Ketua DPR Ade Komaruddin (Akom) meminta, agar mahkamah pengadilan etika para anggota dewan itu bekerja sesuai dengan aturan perundang-undangan yang berlaku.
"Jadi biarkan
MKD tahu tugasnyalah. Sesuai dengan aturan-aturan internal
MKD. Saya tidak mau
MKD jadi alat bunuh membunuh lawan politik," kata Akom, di Gedung DPR, Jakarta, Kamis (10/11).
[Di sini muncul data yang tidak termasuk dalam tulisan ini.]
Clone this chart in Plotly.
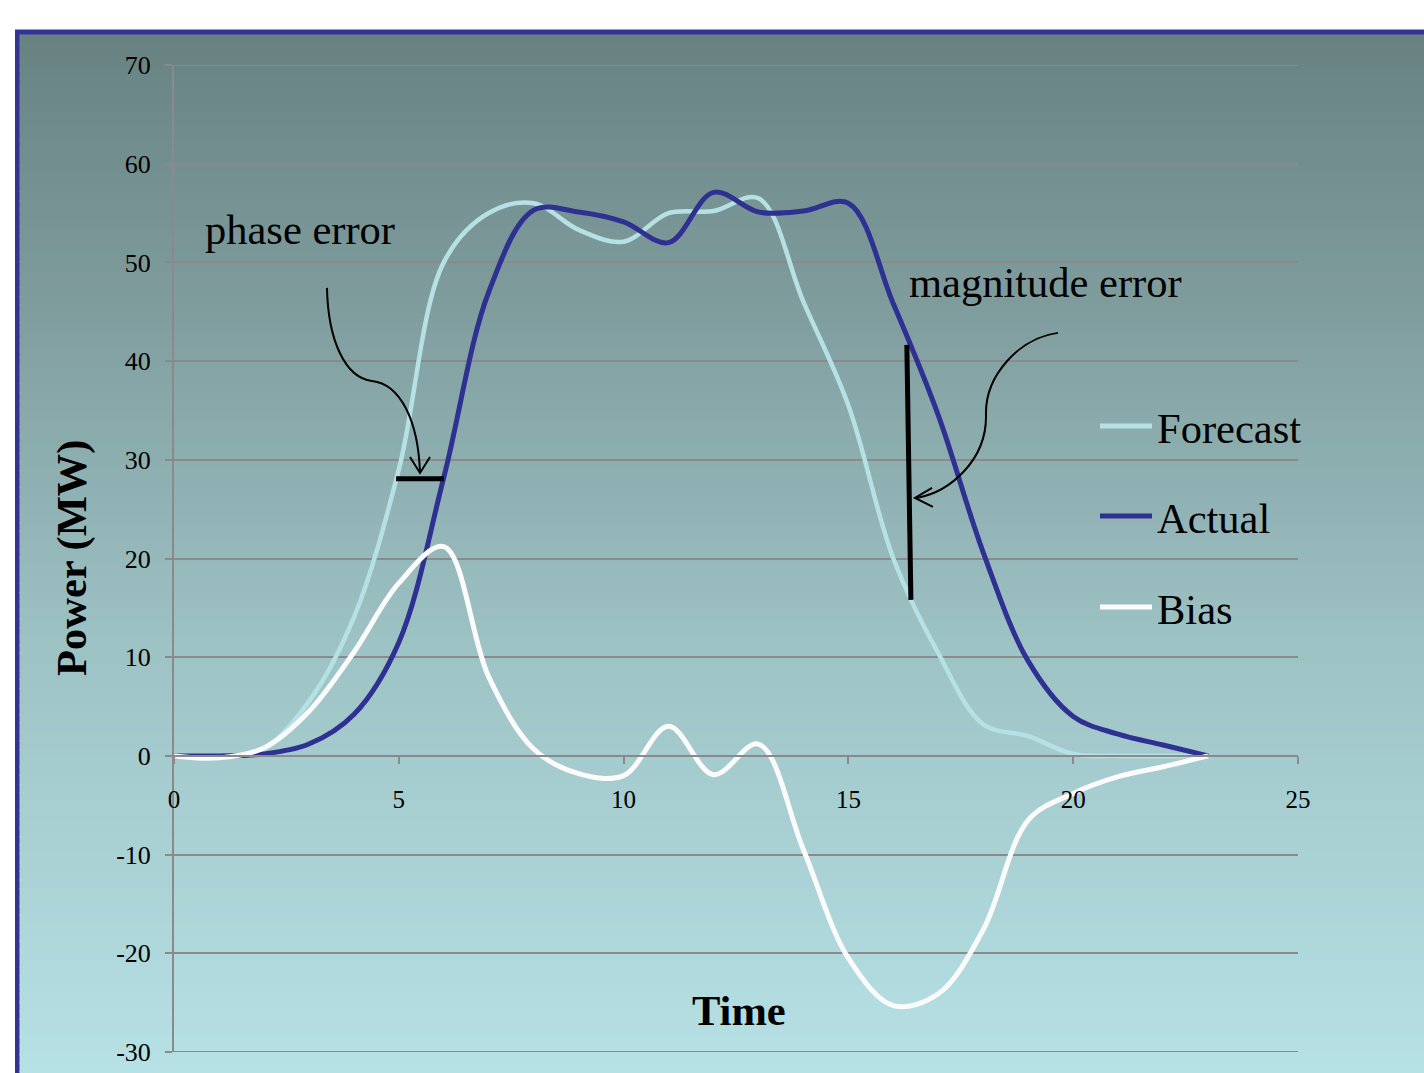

Hal itu menanggapi laporan Koalisi Penegak Citra DPR yang terdiri dari beberapa lembaga masyarakat sipil terhadap empat orang anggota DPR ke
MKD DPR.
Keempat Anggota DPR yang dilaporkan adalah, Wakil Ketua Komisi III DPR dari Fraksi PDIP Trimedya Panjaitan, Anggota Komisi III DPR dari Fraksi PDIP Junimart Girsang, Anggota Komisi III DPR dari Fraksi Partai Demokrat Ruhut Sitompul, dan Anggota Komisi I DPR dari Fraksi PDIP Charles Honoris.
Akom enggan menanggapi lebih jauh terkait laporan tersebut. Ia menyerahkan, proses hukum kepada
MKD. "Untuk apapun biarkan
MKD yang putuskan," tegas politikus Partai Golkar itu.
Sebelumnya, Direktur Indonesia Parliamentary Center (IPC), Ahmad Hanafi mengatakan, dugaan pelanggaran kode etik ini adalah ketika keempat anggota DPR itu hadir mendampingi Calon Gubernur DKI Jakarta Basuki Tjahaja Purnama alias Ahok saat pemeriksaan dugaan tindak pidana penistaan agama di Bareskrim Polri, Senin (7/11).
"Sesuai dengan ketentuan hukum acara pidana, maka proses penyelidikan adalah tindakan pro justicia yang dilakukan oleh kepolisian. Oleh sebab itu, yang boleh mendampingi seorang terperiksa dalam proses penyelidikan tentu saja adalah seorang pengacara yang menerima kuasa dari terperiksa," kata Hanafi, usai melapor ke
MKD DPR, Gedung DPR, Jakarta, Rabu (9/11).